Tom: I think it’s the same. The audience has changed—I think they’re either super invested or just washed from stuff. The middle is just a lot of white noise. I think I’m more invested in artists that I hate nowadays. Personally, I just take from art what I want. I’ve never been one to contrive [any] cultural impact of it.
Megan: When you say that you feel like more invested in artists that you hate, what do you mean by that?
Tom: There are really good artists that I love and there are really bad artists that I love, and then there’s the ones in the middle—I don’t even know who they are. I think I’m trying to say that there’s just so much art that it’s just the good stuff and the bad stuff that we register.
Megan: With that sort of cultural saturation, how do you create something that feels fresh?

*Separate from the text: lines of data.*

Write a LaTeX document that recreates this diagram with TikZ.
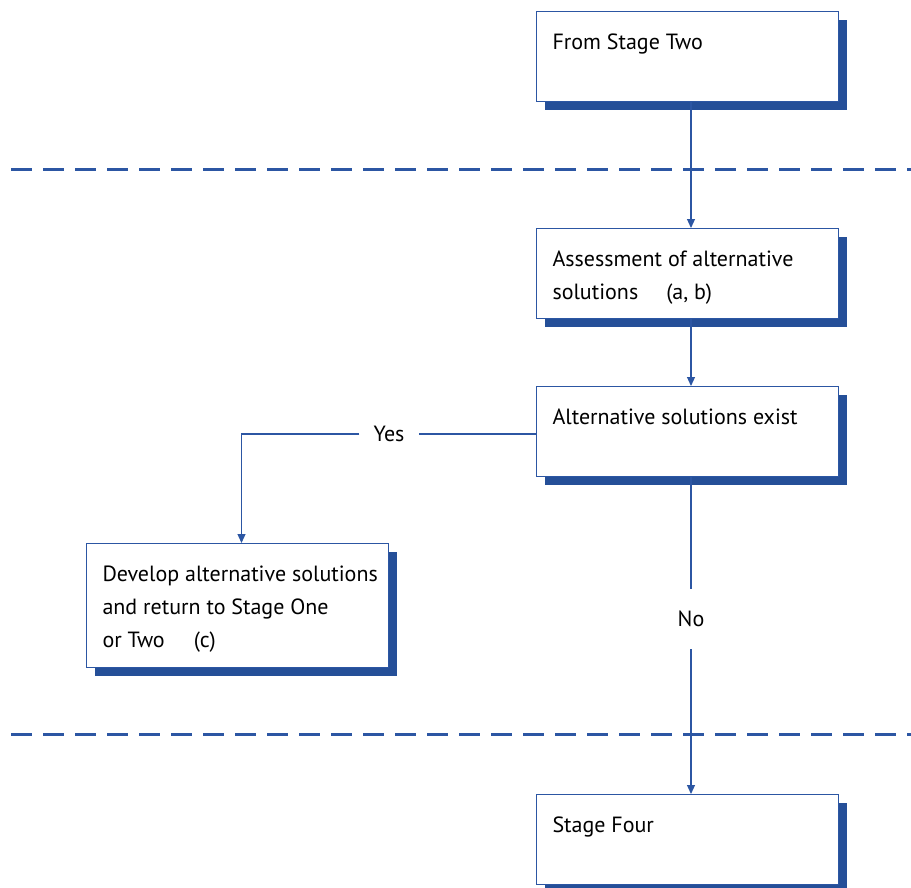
\documentclass[tikz,border=0pt]{standalone}
\usepackage{fontspec}
\setmainfont{PT Sans}
\usetikzlibrary{arrows.meta,shadows}

\definecolor{lineblue}{RGB}{44,86,163}
\definecolor{shadeblue}{RGB}{37,79,152}

% text of a box: height, lines
\newcommand{\boxtext}[2]{\parbox[c][#1][t]{302pt}{\leftskip=16pt\rightskip=0pt plus 1fil\vspace*{22pt}#2}}

\tikzset{
    stagebox/.style={draw=lineblue, line width=1pt, fill=white, inner sep=0pt, anchor=north west,
        general shadow={fill=shadeblue, shadow xshift=8pt, shadow yshift=-8pt}},
    flow/.style={draw=lineblue, line width=1.2pt},
    flowarrow/.style={flow, -{Triangle[width=8pt,length=9pt]}},
    divider/.style={draw=lineblue, line width=3pt, dash pattern=on 21pt off 11pt},
    answer/.style={fill=white, inner xsep=14pt, inner ysep=22pt}
}

\begin{document}
\begin{tikzpicture}[x=1pt, y=-1pt, font=\fontsize{22}{33}\selectfont]
        \useasboundingbox (0,0) rectangle (911,887);
        % dashed dividers between the stages
        \draw[divider] (11,169) -- (911,169);
        \draw[divider] (11,734) -- (911,734);
        % boxes
        \node[stagebox] (two) at (536,11) {\boxtext{90pt}{From Stage Two}};
        \node[stagebox] (assess) at (536,228) {\boxtext{90pt}{Assessment of alternative\\solutions\hspace{28pt}(a, b)}};
        \node[stagebox] (exist) at (536,386) {\boxtext{90pt}{Alternative solutions exist}};
        \node[stagebox] (develop) at (86,543) {\boxtext{124pt}{Develop alternative solutions\\and return to Stage One\\or Two\hspace{29pt}(c)}};
        \node[stagebox] (four) at (536,794) {\boxtext{90pt}{Stage Four}};
        % answers
        \node[answer] (yes) at (389,434) {Yes};
        \node[answer] (no) at (691,619) {No};
        % connectors
        \draw[flowarrow] (two.south -| 691,0) -- (assess.north -| 691,0);
        \draw[flowarrow] (assess.south -| 691,0) -- (exist.north -| 691,0);
        \draw[flow] (exist.west |- yes) -- (yes);
        \draw[flowarrow] (yes.west) -| ([xshift=4pt]develop.north);
        \draw[flow] (exist.south -| no) -- (no);
        \draw[flowarrow] (no) -- (four.north -| no);
\end{tikzpicture}
\end{document}
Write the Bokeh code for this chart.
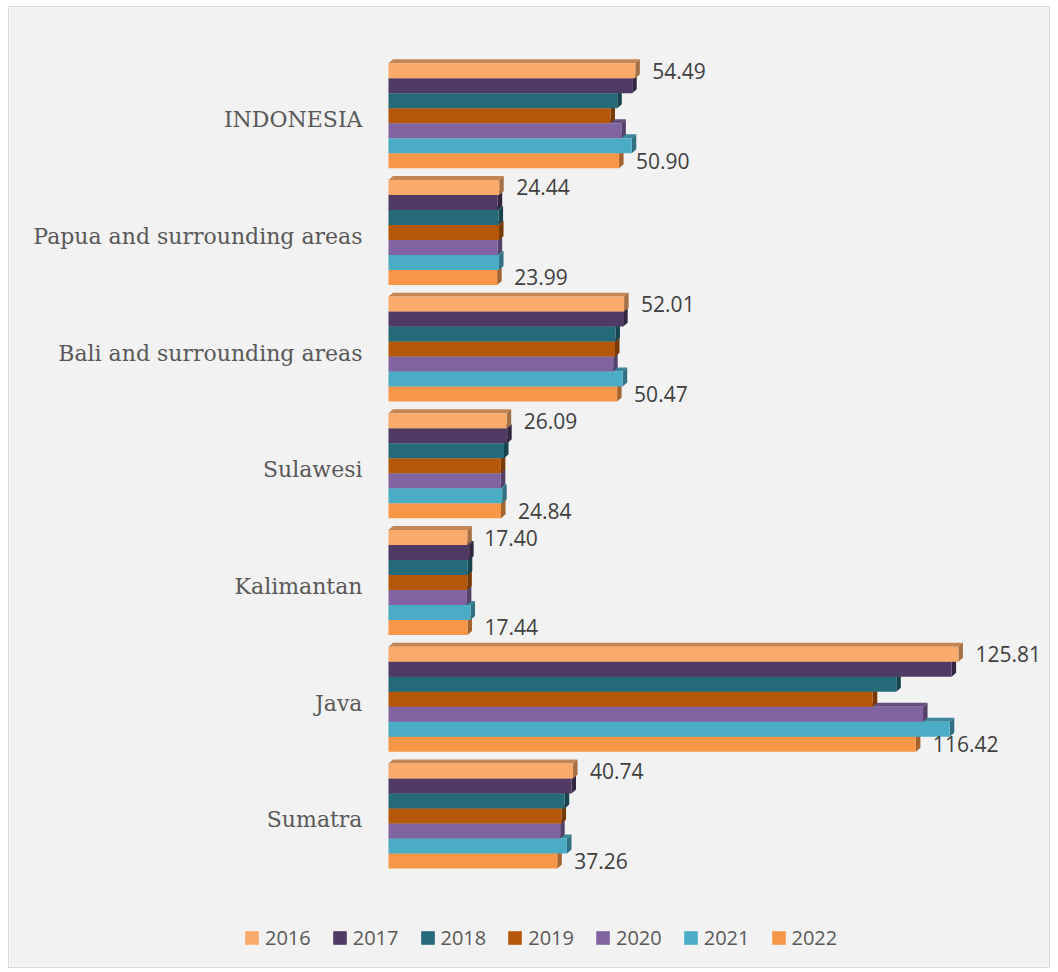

Tom: I don’t actually do that. I think something that naturally happened, because of my art, maybe stemmed from a place that’s very current and mainstream. But then me, as Tom Heyes—my life has informed how I’ve done it. And I think as well, like, geographically, I’m never going to be able to do it like guys in London. That takes a lot of pressure off; it’s actually quite free entertainment. It doesn’t mean that you have got to go and do what everyone else is doing. I can just do my own thing. And if people want to watch, then sick. If they don’t, I’ll still be doing it.
Megan: When you’re writing or performing, do you feel like you adopt any sort of persona? Or is it really you?
Tom: If we’re talking about, like, an hour set, it’s absolute blindness. I don’t want to romanticize it, because it’s just one of them things. It’s just a different kind of lens; it’s stuff that I’ve evaluated differently than my private life. But then that’s come because I’ve kind of talked about it with some sense of immediacy in my art. I don’t believe in a character, but I think there’s definitely a difference. There’s definitely a side of myself that I like to exercise.
Megan: When you look back on your past work, do you feel it resonates in a different way than it did when you were making it? Or do you think it might be too ‘early days’ for that?
Tom: I think it’s too early days, but I think it’s interesting to see how it’s developed. It’s funny you say this, because I was actually doing this last night. I think it was a lot rawer. When it was just me in a hotel room, it was a lot more violent and, obviously, I was on hard drugs at the time. But I think, you know, I think I’ve still kept that sense, but I’ve just built a context around it. I feel like it’s depressing, a true anger. There’s only a few moments in my music now where I thought maybe I went a bit too far with it. I don’t think my art is perfect.
Megan: How does it feel to be done?
Tom: I don’t know. It kind of feels good. I’ve only finished very close to the release, so it’s only been, like, two months, maybe a month ago that I finished. I’ve not written a word since then. I’ve been playing all the songs out, and I was like, Fuck, some of these songs have worked in ways that I didn’t think they would. Like, the ‘Armour Freestyle’ song in my set usually comes after quite an ambient noise part, and it goes straight into that, and it fucking lights up the room. I think it’s only finished when you’ve played out live. I don’t think the release is the end of the project.
Megan: I imagine it doesn’t really have that same feeling of completion, as well, when it’s something that’s a part of the larger series.
Tom: I’m literally going to the studio after this. But I think this is the end of the story. With Armour II, that’s kind of me killing that Blackhaine character. It’s funny, I’ve never been in a car crash, and then I finished writing the album and I got in a car crash. That’s always how it happens, isn’t it?